We should run an experiment. I did look up some of the implementation details after I posted that comment, and I can see that the the "NFA" backtracking solution is different from the DFA-based one I learned in my algorithm class. (Also, it's been a few years since I took that class and the details are fuzzy.)
Here are the results of the experiment (1000000 trials, unoptimized C++, stl string, pcre library):
Baseline (just printing values, no calculation):
real 0m0.203s
user 0m0.204s
sys 0m0.000s
Raw string matching, with no possibility of partial matches (stl string):
real 0m0.721s
user 0m0.708s
sys 0m0.012s
Regex string matching (pcrecpp):
real 0m0.845s
user 0m0.836s
sys 0m0.008s
So, in this case, you are right and I am wrong. :)
I think the takeaway is that it will be very rare for you to come up against a situation where a simple regex will be significantly slower than a list of strings for any general purpose. There are places where it will be faster and more readable, even with the NFA backtracking algorithm. If you are writing the inner loop of a web service that will get hit fifteen thousand times a second, maybe you want to test out both options. :P
@James: Yeah, but many people don't have (easy) access to a DFA regex engine, since most of the popular regex engines (Perl, PCRE, Java, .NET, CF, JavaScript, Ruby, Python, JGsoft, and many others) use traditional NFA engines, for good reason. By hand-crafting a regex for minimal alternation as I've shown above, there will be little to no difference between the performance of NFA and DFA algorithms in these cases. The result of this NFA optimization will become more obvious as the number of alternatives increases. The data you're searching through and the particular regex engine you use (which will potentially apply additional optimizations to the matching process) also certainly play a role.
@Ben: There are two fundamentally different regex engine algorithms, commonly called NFA and DFA. Most people are familiar with NFAs, since they have been adopted by most programming languages and other tools due to their much greater expressive power. The most common place to find DFAs is with some *nix command line tools and editors. The advantage of DFAs is that they are generally very fast, and immune to regex efficiency issues. There is no need to hand-craft a regex for efficiency with a DFA, as generally any regexes which match the same text will take the same amount of time to do so. They achieve this magic by keeping track of all possible ongoing matches at once, and always finding the longest possible match (this avoids the inefficiency of backtracking). A small number of tools will try a DFA first and switch to an NFA if more advanced features are used in the regex, and Tcl uses a true hybrid engine which supports many features typically associated with NFAs while avoiding much of the need for hand optimizing. However, the bottom line is that most people don't need to care about how DFAs, Tcl's engine, or POSIX NFAs work, since most modern tools use traditional NFAs.

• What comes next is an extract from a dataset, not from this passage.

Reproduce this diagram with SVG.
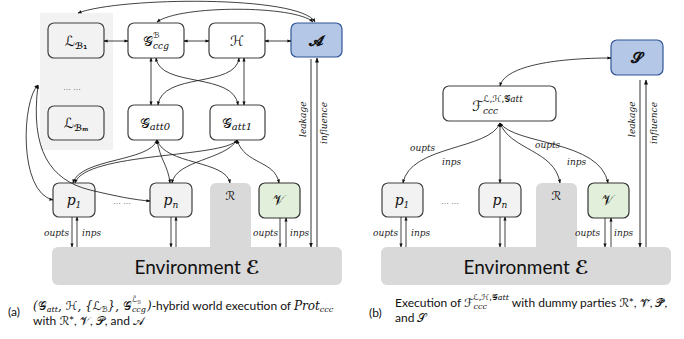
<svg xmlns="http://www.w3.org/2000/svg" width="684" height="339" viewBox="0 0 684 339">
<style>
.box{stroke:#404040;stroke-width:1.2}
.wh{fill:#ffffff}
.gr{fill:#f2f2f2}
.bl{fill:#b4c7e7;stroke:#2f5597;stroke-width:1.2}
.gn{fill:#e2efda;stroke:#333;stroke-width:1.2}
.env{fill:#d9d9d9}
.m{font-family:"DejaVu Serif","Liberation Serif",serif;font-style:italic;fill:#111}
.s{font-family:"DejaVu Sans","Noto Sans",sans-serif;font-style:normal}
.lbl{font-family:"DejaVu Serif","Liberation Serif",serif;font-style:italic;font-size:9px;fill:#222}
.cap{font-family:"Lato","Open Sans",sans-serif;font-size:12px;fill:#111}
.c{fill:none;stroke:#111;stroke-width:0.8}
.ln{fill:none;stroke:#333;stroke-width:1}
</style>
<defs>
<marker id="ah" viewBox="0 0 10 10" refX="9" refY="5" markerWidth="5" markerHeight="5" orient="auto-start-reverse"><path d="M0,1 L10,5 L0,9z" fill="#111"/></marker>
</defs>
<g id="panelB"><rect x="40" y="13" width="73" height="137" fill="#f2f2f2"/><text x="72" y="90" font-family="Liberation Sans,sans-serif" font-size="8" text-anchor="middle" fill="#333">… …</text></g>
<g id="LB1"><rect class="box gr" x="48" y="23" width="56" height="35" rx="6"/><text class="m" x="76" y="46" font-size="14" text-anchor="middle"><tspan class="s">ℒ</tspan><tspan class="s" font-size="9" dy="3" font-weight="bold">ℬ₁</tspan></text></g>
<g id="LBm"><rect class="box gr" x="48" y="106" width="56" height="34" rx="6"/><text class="m" x="76" y="128" font-size="14" text-anchor="middle"><tspan class="s">ℒ</tspan><tspan class="s" font-size="9" dy="3" font-weight="bold">ℬₘ</tspan></text></g>
<g id="Gccg"><rect class="box wh" x="128" y="23" width="56" height="35" rx="6"/><text class="m" x="156" y="46" font-size="14" text-anchor="middle"><tspan class="s">𝒢</tspan><tspan font-size="9" dy="3">ccg</tspan><tspan class="s" font-size="8" dx="-16" dy="-11">ℬ</tspan></text></g>
<g id="H"><rect class="box wh" x="209" y="23" width="56" height="35" rx="6"/><text class="m s" x="237" y="46" font-size="14" text-anchor="middle">ℋ</text></g>
<g id="A"><rect class="bl" x="291" y="23" width="51" height="34" rx="6"/><text class="m s" x="316" y="46" font-size="15" font-weight="bold" text-anchor="middle">𝓐</text></g>
<g id="Gatt0"><rect class="box wh" x="128" y="105" width="55" height="35" rx="6"/><text class="m" x="155" y="128" font-size="14" text-anchor="middle"><tspan class="s">𝒢</tspan><tspan font-size="10" dy="2">att0</tspan></text></g>
<g id="Gatt1"><rect class="box wh" x="210" y="105" width="55" height="35" rx="6"/><text class="m" x="237" y="128" font-size="14" text-anchor="middle"><tspan class="s">𝒢</tspan><tspan font-size="10" dy="2">att1</tspan></text></g>
<g id="envL"><rect class="env" x="210" y="183" width="41" height="70" rx="6"/><rect class="env" x="52" y="247" width="290" height="38" rx="6"/><text class="m s" x="230" y="200" font-size="12" text-anchor="middle">ℛ</text><text x="197" y="274" font-family="Lato,sans-serif" font-size="19" text-anchor="middle" fill="#111">Environment <tspan class="s" font-weight="bold">ℰ</tspan></text></g>
<g id="p1L"><rect class="box gr" x="53" y="183" width="42" height="34" rx="6"/><text class="m" x="74" y="205" font-size="14" text-anchor="middle">p<tspan font-size="9" dy="3">1</tspan></text></g>
<g id="pnL"><rect class="box gr" x="150" y="183" width="42" height="34" rx="6"/><text class="m" x="171" y="205" font-size="14" text-anchor="middle">p<tspan font-size="9" dy="3">n</tspan></text><text x="122" y="204" font-family="Liberation Sans,sans-serif" font-size="8" text-anchor="middle" fill="#333">… …</text></g>
<g id="VL"><rect class="gn" x="259" y="183" width="41" height="35" rx="6"/><text class="m s" x="279" y="205" font-size="14" text-anchor="middle">𝒱</text></g>
<g id="S"><rect class="bl" x="611" y="40" width="52" height="35" rx="6"/><text class="m s" x="637" y="63" font-size="15" font-weight="bold" text-anchor="middle">𝓢</text></g>
<g id="F"><rect class="box wh" x="443" y="86" width="113" height="35" rx="6"/><text class="m" x="472" y="111" font-size="14"><tspan class="s">ℱ</tspan><tspan font-size="9" dy="3">ccc</tspan><tspan font-size="9" dx="-15" dy="-12"><tspan class="s">ℒ,ℋ,𝒢</tspan>att</tspan></text></g>
<g id="envR"><rect class="env" x="536" y="183" width="41" height="70" rx="6"/><rect class="env" x="381" y="247" width="290" height="38" rx="6"/><text class="m s" x="556" y="200" font-size="12" text-anchor="middle">ℛ</text><text x="526" y="274" font-family="Lato,sans-serif" font-size="19" text-anchor="middle" fill="#111">Environment <tspan class="s" font-weight="bold">ℰ</tspan></text></g>
<g id="p1R"><rect class="box gr" x="382" y="183" width="41" height="34" rx="6"/><text class="m" x="402" y="205" font-size="14" text-anchor="middle">p<tspan font-size="9" dy="3">1</tspan></text><text x="450" y="204" font-family="Liberation Sans,sans-serif" font-size="8" text-anchor="middle" fill="#333">… …</text></g>
<g id="pnR"><rect class="box gr" x="479" y="183" width="42" height="34" rx="6"/><text class="m" x="500" y="205" font-size="14" text-anchor="middle">p<tspan font-size="9" dy="3">n</tspan></text></g>
<g id="VR"><rect class="gn" x="588" y="183" width="41" height="35" rx="6"/><text class="m s" x="608" y="205" font-size="14" text-anchor="middle">𝒱</text></g>
<g id="connectors">
<path class="c" d="M315,22 C300,-5 120,-3 78,13" marker-start="url(#ah)" marker-end="url(#ah)"/>
<path class="c" d="M313,22 C295,5 180,5 157,22" marker-start="url(#ah)" marker-end="url(#ah)"/>
<path class="c" d="M104,41 L128,41" marker-start="url(#ah)" marker-end="url(#ah)"/>
<path class="c" d="M184,41 L209,41" marker-start="url(#ah)" marker-end="url(#ah)"/>
<path class="c" d="M265,41 L291,41" marker-start="url(#ah)" marker-end="url(#ah)"/>
<path class="c" d="M151,58 L151,105" marker-start="url(#ah)" marker-end="url(#ah)"/>
<path class="c" d="M156,58 C160,88 234,72 238,105" marker-start="url(#ah)" marker-end="url(#ah)"/>
<path class="c" d="M239,58 C236,88 162,72 158,105" marker-start="url(#ah)" marker-end="url(#ah)"/>
<path class="c" d="M244,58 L244,105" marker-start="url(#ah)" marker-end="url(#ah)"/>
<path class="c" d="M157,140 C150,162 80,158 73,183" marker-start="url(#ah)" marker-end="url(#ah)"/>
<path class="c" d="M157,140 C160,160 168,165 170,183" marker-start="url(#ah)" marker-end="url(#ah)"/>
<path class="c" d="M157,140 C165,165 226,160 230,183" marker-start="url(#ah)" marker-end="url(#ah)"/>
<path class="c" d="M237,140 C225,158 85,152 75,183" marker-start="url(#ah)" marker-end="url(#ah)"/>
<path class="c" d="M237,140 C225,160 176,160 172,183" marker-start="url(#ah)" marker-end="url(#ah)"/>
<path class="c" d="M237,140 C245,165 275,160 279,183" marker-start="url(#ah)" marker-end="url(#ah)"/>
<path class="c" d="M38,85 C22,100 18,192 53,200" marker-start="url(#ah)" marker-end="url(#ah)"/>
<path class="c" d="M38,85 C30,150 50,180 90,190 C115,196 135,200 150,201" marker-start="url(#ah)" marker-end="url(#ah)"/>
<path class="c" d="M72,217 L72,247" marker-end="url(#ah)"/>
<path class="c" d="M77,247 L77,217" marker-end="url(#ah)"/>
<path class="c" d="M171,217 L171,247" marker-end="url(#ah)"/>
<path class="c" d="M176,247 L176,217" marker-end="url(#ah)"/>
<path class="c" d="M280,218 L280,247" marker-end="url(#ah)"/>
<path class="c" d="M286,247 L286,218" marker-end="url(#ah)"/>
<path class="ln" d="M311,59 L311,247" marker-end="url(#ah)"/>
<path class="ln" d="M317,247 L317,58" marker-end="url(#ah)"/>
<path class="c" d="M500,86 C505,65 560,58 611,58" marker-start="url(#ah)" marker-end="url(#ah)"/>
<path class="c" d="M500,123 C490,150 410,145 403,183" marker-start="url(#ah)" marker-end="url(#ah)"/>
<path class="c" d="M500,123 L500,183" marker-start="url(#ah)" marker-end="url(#ah)"/>
<path class="c" d="M500,123 C510,150 555,150 560,183" marker-start="url(#ah)" marker-end="url(#ah)"/>
<path class="c" d="M500,123 C515,145 600,140 608,183" marker-start="url(#ah)" marker-end="url(#ah)"/>
<path class="c" d="M401,217 L401,247" marker-end="url(#ah)"/>
<path class="c" d="M406,247 L406,217" marker-end="url(#ah)"/>
<path class="c" d="M500,217 L500,247" marker-end="url(#ah)"/>
<path class="c" d="M505,247 L505,217" marker-end="url(#ah)"/>
<path class="c" d="M605,218 L605,247" marker-end="url(#ah)"/>
<path class="c" d="M611,247 L611,218" marker-end="url(#ah)"/>
<path class="ln" d="M640,80 L640,247" marker-end="url(#ah)"/>
<path class="ln" d="M646,247 L646,80" marker-end="url(#ah)"/>
</g>
<g id="labels">
<text class="lbl" x="44" y="236">oupts</text><text class="lbl" x="82" y="236">inps</text>
<text class="lbl" x="253" y="236">oupts</text><text class="lbl" x="290" y="236">inps</text>
<text class="lbl" transform="translate(306,137) rotate(-90)">leakage</text>
<text class="lbl" transform="translate(327,144) rotate(-90)">influence</text>
<text class="lbl" x="373" y="236">oupts</text><text class="lbl" x="411" y="236">inps</text>
<text class="lbl" x="575" y="236">oupts</text><text class="lbl" x="614" y="236">inps</text>
<text class="lbl" transform="translate(635,137) rotate(-90)">leakage</text>
<text class="lbl" transform="translate(657,144) rotate(-90)">influence</text>
<text class="lbl" x="410" y="151">oupts</text><text class="lbl" x="442" y="165">inps</text>
<text class="lbl" x="535" y="148">oupts</text><text class="lbl" x="567" y="165">inps</text>
</g>
<g id="captions">
<text class="cap" x="8" y="316">(a)</text>
<text class="cap" x="33" y="310"><tspan class="m">(<tspan class="s">𝒢</tspan><tspan font-size="8" dy="2">att</tspan><tspan dy="-2">, <tspan class="s">ℋ</tspan>, {<tspan class="s">ℒ</tspan></tspan><tspan class="s" font-size="8" dy="2">ℬ</tspan><tspan dy="-2">}, <tspan class="s">𝒢</tspan></tspan><tspan font-size="8" dy="2">ccg</tspan><tspan class="s" font-size="7" dx="-14" dy="-10">ℒ̃</tspan><tspan class="s" font-size="5" dy="2">ℬ</tspan><tspan dx="6" dy="6">)</tspan></tspan>-hybrid world execution of <tspan class="m">Prot<tspan font-size="8" dy="2">ccc</tspan></tspan></text>
<text class="cap" x="33" y="325">with <tspan class="s">ℛ</tspan>*, <tspan class="s">𝒱</tspan>, <tspan class="s">𝒫</tspan>, and <tspan class="s">𝒜</tspan></text>
<text class="cap" x="369" y="317">(b)</text>
<text class="cap" x="395" y="307">Execution of <tspan class="s">ℱ</tspan><tspan class="m" font-size="8" dy="2">ccc</tspan><tspan font-size="8" dx="-14" dy="-9"><tspan class="s">ℒ,ℋ,𝒢</tspan><tspan class="m">att</tspan></tspan><tspan dy="7"> with dummy parties </tspan><tspan class="s">ℛ</tspan>*, <tspan class="s">𝒱̃</tspan>, <tspan class="s">𝒫̃</tspan>,</text>
<text class="cap" x="395" y="322">and <tspan class="s">𝒮</tspan></text>
</g>
</svg>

Just as a minor correction to myself after rereading the above... I'd said that in cases like those illustrated here there could potentially be "little to no difference between the performance of NFA and DFA algorithms." Actually, with all but the most simple regexes, the DFA algorithm will be more efficient since although we can minimize the alternation that NFAs will have to deal with, we can't remove it altogether.
@Steve,
Thanks for the clarification. If the DFA engines keep track of all matches simultaneously, I assume they eat up much more memory as they bypass the need to backtrack.